Dallas-Ft. Worth Market Trends

A Spotlight on the Fastest-Growing Cities in North Texas

Finding a part of North Texas that isn’t rapidly growing is a lot harder than finding one that is. According to Forbes magazine’s most recent ranking of America’s Fastest-Growing cities, the Dallas-Plano-Irving area is the third fastest-growing metro region in 2018 and the Fort Worth-Arlington area ranks fifth.

Here’s a breakdown of what makes some of these fastest-growing Texas cities and suburbs so appealing.


Downtown Dallas, Texas

If you’re going to move to the city, you might as well go for the real big-city experience—they don’t call it “Big D” for nothing. Officially the fourth largest city in the country now, there are plenty of fun places to live in Dallas. Whether you want to live in vibrant Uptown Dallas or the classy University Park, the sheer variety of neighborhoods within the city limits is a major part of the city’s appeal.

Fort Worth

Downtown Fort Worth, Texas

No longer the little brother in Dallas’ shadow, Fort Worth has emerged as a major player in its own right. Census data shows that Fort Worth has now surpassed Indianapolis as the country’s 15th largest city. You’ll find plenty of city neighborhoods to browse while searching for your right home, from upscale Westcliff by Texas Christian University to Park Glen near Keller.  


Frisco, Texas

Ranking as the ninth for “numeric increase”, Frisco was the also fastest-growing city in the whole country because of its 8.2 percent hike. What’s the Frisco magic? It’s a combination of a thriving job market, excellent schools, and upscale retail and entertainment.


Mckinney, Texas photo courtesy of Rick Ray

Part of the booming area north of Dallas, McKinney is another fast-growing city in the Metroplex. The population growth rate since 2010 was 31.5 percent. McKinney’s appeal lies in its close proximity to other North Dallas locations like Plano and Frisco, but it’s just a straight shot down U.S. 75 to get to Downtown Dallas. There’s nothing “small town” about this once-rural enclave anymore.

Flower Mound

Photo courtesy of Town of Flower Mound, Texas

A lot of people have discovered the peaceful small-town lifestyle and family-friendly feel of Flower Mound, indicated by by 4.3 percent increase in population growth. Flower Mound is on the southern edge of Denton County, surrounded by horse farms and lots of wooded landscape. Even though it feels like a quiet suburb in the middle of nowhere, the census actually classifies it as a large city based on population. The city’s planners take special precautions to keep the town feeling private and comfortable, enforcing minimum lot sizes and using strategic growth plans.

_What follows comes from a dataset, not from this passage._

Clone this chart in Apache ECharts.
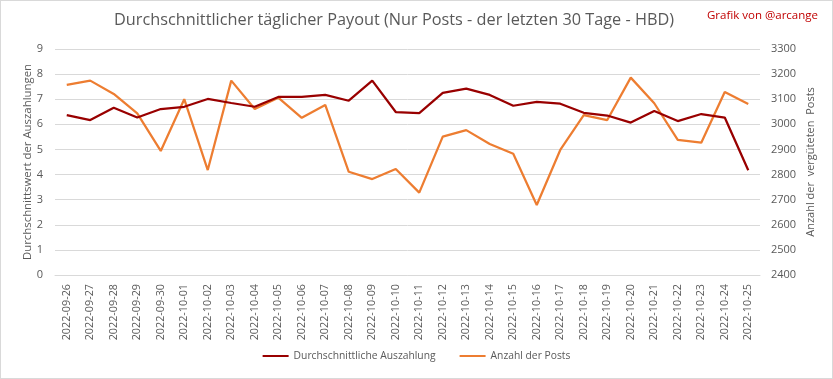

Typical suburb home in Texas

With a stunning 93.1 percent population growth rate since 2010, Prosper is where you go when you want to get away from the hectic pace of the city. Located far north of Dallas in both Collin and Denton counties, Prosper is a small, affluent community that’s trying hard to maintain its country vibe. The total population definitely classifies it as a small city, but the rapid growth rate has locals wondering if the vacant acreage will soon be filled with new developments. At the rate it’s growing, Prosper may not stay quiet for long, but you can enjoy it while it lasts.


Forney, Texas photo courtesy of Billy Hathorn

With its cross-town football rivalries, you can still see the hints of the rural town that Forney used to be. This little town 22 miles east of Dallas has seen a 38.3 percent population growth rate. New residents are attracted to its good schools and friendly neighbors. There are a lot of back roads around Rockwall to bypass highway congestion, so your commute will be easy, even though you’re technically in Kaufman County. 

Little Elm

Home in Little Elm, Texas photo courtesy of Brent Eckley

If you’ve been hearing more lately about the renewed interest in this older suburb, you’re not alone. The 64.3 percent population growth rate reflects the huge number of people who have rediscovered why Little Elm is an ideal location, if you work in Plano but want to avoid some of the Plano prices and congestion. You’ll find an appealing mix of new retail and housing plus well-established neighborhoods.